As Pike said, Kirk had what the service had lost. He proved it -- and so did the other officers prove that they didn't.

This is all true. The humans are very sanitised and mamby pamby.

However, it doesn't justify him being placed in charge of a ship of 400+ people with no experience! He was almost killed by Romulans on the Narada because he had no security escort. His risk-taking makes him a potential danger without a more experienced captain to point out the flaws in his planning.
 
What it doesn't justify is anybody ELSE being placed in charge of the flagship.
 
It's stretching the boundaries of credibility. But we don't see what happens between the time of the battle with Nero and when he's promoted. So, maybe something else happened in the interim. At any rate, it's a weak plot point that I can overlook.
 
Oh, for pete's sake! It's not a stretch; no one else deserved it after their useless performances. If people insist, they can claim he got it by default.
 
They probably asked Femputer to give an opinion on who would be best to promote!

"James T Kirk... dearie."
 
A simple "four years later" at the end of the movie would have gone a long way to get rid of this discrepancy.
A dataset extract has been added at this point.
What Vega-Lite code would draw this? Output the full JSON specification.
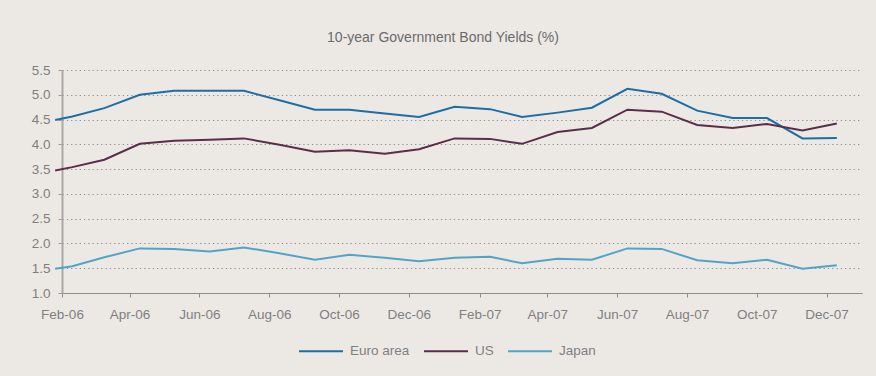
{
  "$schema": "https://vega.github.io/schema/vega-lite/v6.json",
  "width": 800,
  "height": 223,
  "autosize": {"type": "none"},
  "padding": {"left": 62, "top": 70, "right": 14, "bottom": 83},
  "background": "#ECE9E5",
  "title": {
    "text": "10-year Government Bond Yields (%)",
    "font": "Liberation Sans",
    "fontSize": 14,
    "fontWeight": "normal",
    "color": "#6b6b6b",
    "anchor": "middle",
    "dx": -19,
    "offset": 18
  },
  "config": {
    "view": {"stroke": null},
    "font": "Liberation Sans"
  },
  "data": {
    "values": [
      {"date": "2006-01-26", "series": "Euro area", "value": 4.49},
      {"date": "2006-02-10", "series": "Euro area", "value": 4.56},
      {"date": "2006-03-10", "series": "Euro area", "value": 4.73},
      {"date": "2006-04-10", "series": "Euro area", "value": 5.0},
      {"date": "2006-05-10", "series": "Euro area", "value": 5.08},
      {"date": "2006-06-10", "series": "Euro area", "value": 5.08},
      {"date": "2006-07-10", "series": "Euro area", "value": 5.08},
      {"date": "2006-08-10", "series": "Euro area", "value": 4.89},
      {"date": "2006-09-10", "series": "Euro area", "value": 4.7},
      {"date": "2006-10-10", "series": "Euro area", "value": 4.7},
      {"date": "2006-11-10", "series": "Euro area", "value": 4.62},
      {"date": "2006-12-10", "series": "Euro area", "value": 4.55},
      {"date": "2007-01-10", "series": "Euro area", "value": 4.76},
      {"date": "2007-02-10", "series": "Euro area", "value": 4.71},
      {"date": "2007-03-10", "series": "Euro area", "value": 4.55},
      {"date": "2007-04-10", "series": "Euro area", "value": 4.64},
      {"date": "2007-05-10", "series": "Euro area", "value": 4.74},
      {"date": "2007-06-10", "series": "Euro area", "value": 5.12},
      {"date": "2007-07-10", "series": "Euro area", "value": 5.02},
      {"date": "2007-08-10", "series": "Euro area", "value": 4.68},
      {"date": "2007-09-10", "series": "Euro area", "value": 4.53},
      {"date": "2007-10-10", "series": "Euro area", "value": 4.53},
      {"date": "2007-11-10", "series": "Euro area", "value": 4.12},
      {"date": "2007-12-10", "series": "Euro area", "value": 4.13},
      {"date": "2006-01-26", "series": "US", "value": 3.47},
      {"date": "2006-02-10", "series": "US", "value": 3.54},
      {"date": "2006-03-10", "series": "US", "value": 3.69},
      {"date": "2006-04-10", "series": "US", "value": 4.01},
      {"date": "2006-05-10", "series": "US", "value": 4.07},
      {"date": "2006-06-10", "series": "US", "value": 4.09},
      {"date": "2006-07-10", "series": "US", "value": 4.12},
      {"date": "2006-08-10", "series": "US", "value": 3.99},
      {"date": "2006-09-10", "series": "US", "value": 3.85},
      {"date": "2006-10-10", "series": "US", "value": 3.88},
      {"date": "2006-11-10", "series": "US", "value": 3.81},
      {"date": "2006-12-10", "series": "US", "value": 3.9},
      {"date": "2007-01-10", "series": "US", "value": 4.12},
      {"date": "2007-02-10", "series": "US", "value": 4.11},
      {"date": "2007-03-10", "series": "US", "value": 4.01},
      {"date": "2007-04-10", "series": "US", "value": 4.25},
      {"date": "2007-05-10", "series": "US", "value": 4.33},
      {"date": "2007-06-10", "series": "US", "value": 4.7},
      {"date": "2007-07-10", "series": "US", "value": 4.66},
      {"date": "2007-08-10", "series": "US", "value": 4.39},
      {"date": "2007-09-10", "series": "US", "value": 4.33},
      {"date": "2007-10-10", "series": "US", "value": 4.41},
      {"date": "2007-11-10", "series": "US", "value": 4.28},
      {"date": "2007-12-10", "series": "US", "value": 4.42},
      {"date": "2006-01-26", "series": "Japan", "value": 1.49},
      {"date": "2006-02-10", "series": "Japan", "value": 1.54},
      {"date": "2006-03-10", "series": "Japan", "value": 1.72},
      {"date": "2006-04-10", "series": "Japan", "value": 1.9},
      {"date": "2006-05-10", "series": "Japan", "value": 1.89},
      {"date": "2006-06-10", "series": "Japan", "value": 1.84},
      {"date": "2006-07-10", "series": "Japan", "value": 1.92},
      {"date": "2006-08-10", "series": "Japan", "value": 1.8},
      {"date": "2006-09-10", "series": "Japan", "value": 1.67},
      {"date": "2006-10-10", "series": "Japan", "value": 1.77},
      {"date": "2006-11-10", "series": "Japan", "value": 1.71},
      {"date": "2006-12-10", "series": "Japan", "value": 1.64},
      {"date": "2007-01-10", "series": "Japan", "value": 1.71},
      {"date": "2007-02-10", "series": "Japan", "value": 1.73},
      {"date": "2007-03-10", "series": "Japan", "value": 1.6},
      {"date": "2007-04-10", "series": "Japan", "value": 1.69},
      {"date": "2007-05-10", "series": "Japan", "value": 1.67},
      {"date": "2007-06-10", "series": "Japan", "value": 1.9},
      {"date": "2007-07-10", "series": "Japan", "value": 1.89},
      {"date": "2007-08-10", "series": "Japan", "value": 1.66},
      {"date": "2007-09-10", "series": "Japan", "value": 1.6},
      {"date": "2007-10-10", "series": "Japan", "value": 1.67},
      {"date": "2007-11-10", "series": "Japan", "value": 1.49},
      {"date": "2007-12-10", "series": "Japan", "value": 1.56}
    ]
  },
  "mark": {"type": "line", "strokeWidth": 2, "clip": false},
  "encoding": {
    "x": {
      "field": "date",
      "type": "temporal",
      "title": null,
      "scale": {
        "type": "utc",
        "domain": [
          {"year": 2006, "month": "feb", "date": 1, "utc": true},
          {"year": 2008, "month": "jan", "date": 1, "utc": true}
        ]
      },
      "axis": {
        "values": [
          {"year": 2006, "month": "feb", "date": 1, "utc": true},
          {"year": 2006, "month": "apr", "date": 1, "utc": true},
          {"year": 2006, "month": "jun", "date": 1, "utc": true},
          {"year": 2006, "month": "aug", "date": 1, "utc": true},
          {"year": 2006, "month": "oct", "date": 1, "utc": true},
          {"year": 2006, "month": "dec", "date": 1, "utc": true},
          {"year": 2007, "month": "feb", "date": 1, "utc": true},
          {"year": 2007, "month": "apr", "date": 1, "utc": true},
          {"year": 2007, "month": "jun", "date": 1, "utc": true},
          {"year": 2007, "month": "aug", "date": 1, "utc": true},
          {"year": 2007, "month": "oct", "date": 1, "utc": true},
          {"year": 2007, "month": "dec", "date": 1, "utc": true}
        ],
        "labelExpr": "utcFormat(datum.value, '%b-%y')",
        "grid": false,
        "domainColor": "#8c8c8c",
        "domainWidth": 1.2,
        "tickColor": "#8c8c8c",
        "tickSize": 4,
        "labelColor": "#7f7f7f",
        "labelFontSize": 13.5,
        "labelPadding": 10,
        "labelFlush": false,
        "labelOverlap": false
      }
    },
    "y": {
      "field": "value",
      "type": "quantitative",
      "title": null,
      "scale": {"domain": [1, 5.5], "nice": false, "zero": false},
      "axis": {
        "values": [1, 1.5, 2, 2.5, 3, 3.5, 4, 4.5, 5, 5.5],
        "format": ".1f",
        "grid": true,
        "gridColor": "#8f8f8f",
        "gridDash": [1.3, 3],
        "gridWidth": 1,
        "domainColor": "#aaa7a4",
        "domainWidth": 2,
        "tickColor": "#9a9a9a",
        "tickSize": 4,
        "labelColor": "#7f7f7f",
        "labelFontSize": 13.5,
        "labelPadding": 8
      }
    },
    "color": {
      "field": "series",
      "type": "nominal",
      "scale": {
        "domain": ["Euro area", "US", "Japan"],
        "range": ["#1D6EA5", "#5C2C4B", "#51A4C6"]
      },
      "legend": {
        "title": null,
        "orient": "none",
        "legendX": 236,
        "legendY": 258,
        "direction": "horizontal",
        "symbolType": "stroke",
        "symbolSize": 1936,
        "symbolStrokeWidth": 2,
        "labelFontSize": 13.5,
        "labelColor": "#7f7f7f",
        "labelOffset": 6,
        "columnPadding": 10
      }
    }
  }
}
Kirk deserves a captaincy, that much we know. But not so damned soon. Starfleet's ranks are there to be used. You just don't skip over them - that doesn't make sense. Kirk's actions deserve a reward, no doubt about that, but there's other ways to do that rather than give him a command that HE HAS NOT EARNED.

Although to be technical, Kirk's actual rank for most of his time on the ship was Lieutenant. It says so on the transporter readout screen when they're trying to beam him and Sulu aboard. So going from Lieutenant to Captain isn't so bad, he only skipped two ranks.

(as for why he's a Lieutenant: That's most likely the rank that he would have had if he had completed his Academy graduation. Kirk graduated with that rank in TOS, so he might have done that in the Abramsverse as well.)